I paddle away, and straighten course. The wind is not done. It’s just as strong and still bearing down right at me. Relentless. It’s akin to a bumping kart ride with the swells and the falls. Only I can’t get off after 15 minutes. And I can’t stop paddling. I’m well into the middle of the route. I’m wondering whether hugging the coast would have been calmer. But it’s a little late for that. After 3 hours are done, Shanj and the safety boat draw alongside. She’s wondering how far we are. I tell her the truth. We are about 10 kms away. But in the last hour I’ve done 4.5 kms. 4.5. It’s going to be a really long day.

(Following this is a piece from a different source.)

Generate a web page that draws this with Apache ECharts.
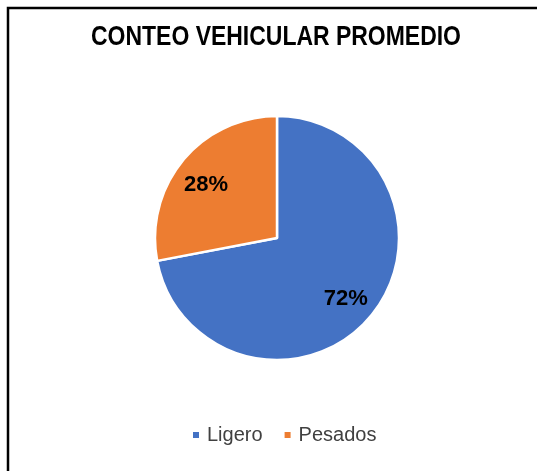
<!DOCTYPE html>
<html>
<head>
<meta charset="utf-8">
<script src="https://cdn.jsdelivr.net/npm/echarts@6/dist/echarts.min.js"></script>
<style>
  html, body { margin: 0; padding: 0; background: #fff; }
  #chart { width: 537px; height: 471px; }
</style>
</head>
<body>
<div id="chart"></div>
<script>
// data
const chartTitle = 'CONTEO VEHICULAR PROMEDIO';
const categories = ['Ligero', 'Pesados'];
const shares = [72, 28];
const colors = ['#4472C4', '#ED7D31'];

const sans = "'Liberation Sans', Arial, sans-serif";

const pieData = categories.map((name, i) => ({
  name: name,
  value: shares[i],
  itemStyle: { color: colors[i] }
}));

const chart = echarts.init(document.getElementById('chart'), null, { renderer: 'canvas' });

const option = {
  animation: false,
  backgroundColor: '#fff',
  legend: {
    data: categories,
    left: 191,
    top: 425,
    padding: 0,
    itemWidth: 8,
    itemHeight: 8,
    itemGap: 20,
    icon: 'rect',
    textStyle: {
      fontFamily: sans,
      fontSize: 20,
      color: '#404040',
      padding: [0, 0, 0, 2]
    }
  },
  graphic: [
    {
      // outer frame (only top and left edges are in view)
      type: 'rect',
      shape: { x: 8, y: 8, width: 600, height: 600 },
      style: { fill: 'none', stroke: '#000', lineWidth: 2.5 },
      silent: true,
      z: 100
    },
    {
      // title, squeezed horizontally to look like a narrow face
      type: 'text',
      x: 276,
      y: 37,
      scaleX: 0.82,
      silent: true,
      style: {
        text: chartTitle,
        x: 0,
        y: 0,
        align: 'center',
        verticalAlign: 'middle',
        font: "bold 28px 'Liberation Sans', Arial, sans-serif",
        fill: '#000'
      }
    }
  ],
  series: [
    {
      type: 'pie',
      center: [277, 238],
      radius: [0, 122],
      startAngle: 90,
      clockwise: true,
      data: pieData,
      label: { show: false },
      labelLine: { show: false },
      itemStyle: { borderColor: '#fff', borderWidth: 2.5 }
    },
    {
      // transparent ring only used to place the percentage labels
      type: 'pie',
      silent: true,
      center: [277, 238],
      radius: [56, 122],
      startAngle: 90,
      clockwise: true,
      data: pieData.map(d => ({ name: d.name, value: d.value, itemStyle: { color: 'rgba(0,0,0,0)' } })),
      itemStyle: { borderWidth: 0 },
      label: {
        show: true,
        position: 'inside',
        formatter: '{c}%',
        fontFamily: sans,
        fontWeight: 'bold',
        fontSize: 22,
        color: '#000'
      },
      labelLine: { show: false },
      labelLayout: function (params) {
        return params.dataIndex === 1 ? { dy: 6 } : { dx: -2, dy: 2 };
      }
    }
  ]
};

chart.setOption(option);
</script>
</body>
</html>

I get back to paddling. I drink my hydration drink fast. I drink water fast. I pee fast when the wind dies for just a bit. Then it’s back to paddling. As the waves are coming in, I’m trying to weave past them as best I can. After 3.5 hours of it, I finally open my leg up for a bit. My toes hurt from changing directions. That’s definitely a first. When it’s finally under 7 kms, I breathe a little. That could be done in an hour normally. It doesn’t feel that far. My Suunto tells me otherwise. I’m averaging 5.7 km/hr after doing a 7.5 in the first hour. If I make it to the nearest rockface, I could probably find less wind. After about 30 minutes of paddling, it starts to pay off. The wind is a little calmer and Vengurla is 4 kms away. I switch to a shorter paddle and crank up the pace.

Kayak covered by waves
Lost in the waves

As we approach Vengurla, the safety boat asks me where the jetty is. I can’t be sure. Again, it’s a long beach. Great. As I battle it out, I pass the lighthouse. It’s a small white red thing, and I get the feeling the worst is over. Shanj confirms the jetty is right around the rock. This is good news. As we weave around the rocks, I see it. It’s a small jetty attached to the beach. As I take waves on my starboard side, I think about that one small stretch today that I will have the wind behind me. As I round the last rock, I finally get the wind. It lasts me 50 metres.

I’m now at Vengurla. Having done 26.5 kms in 4.5 hours.
If the heavens don’t part, we will paddle hard into Goa.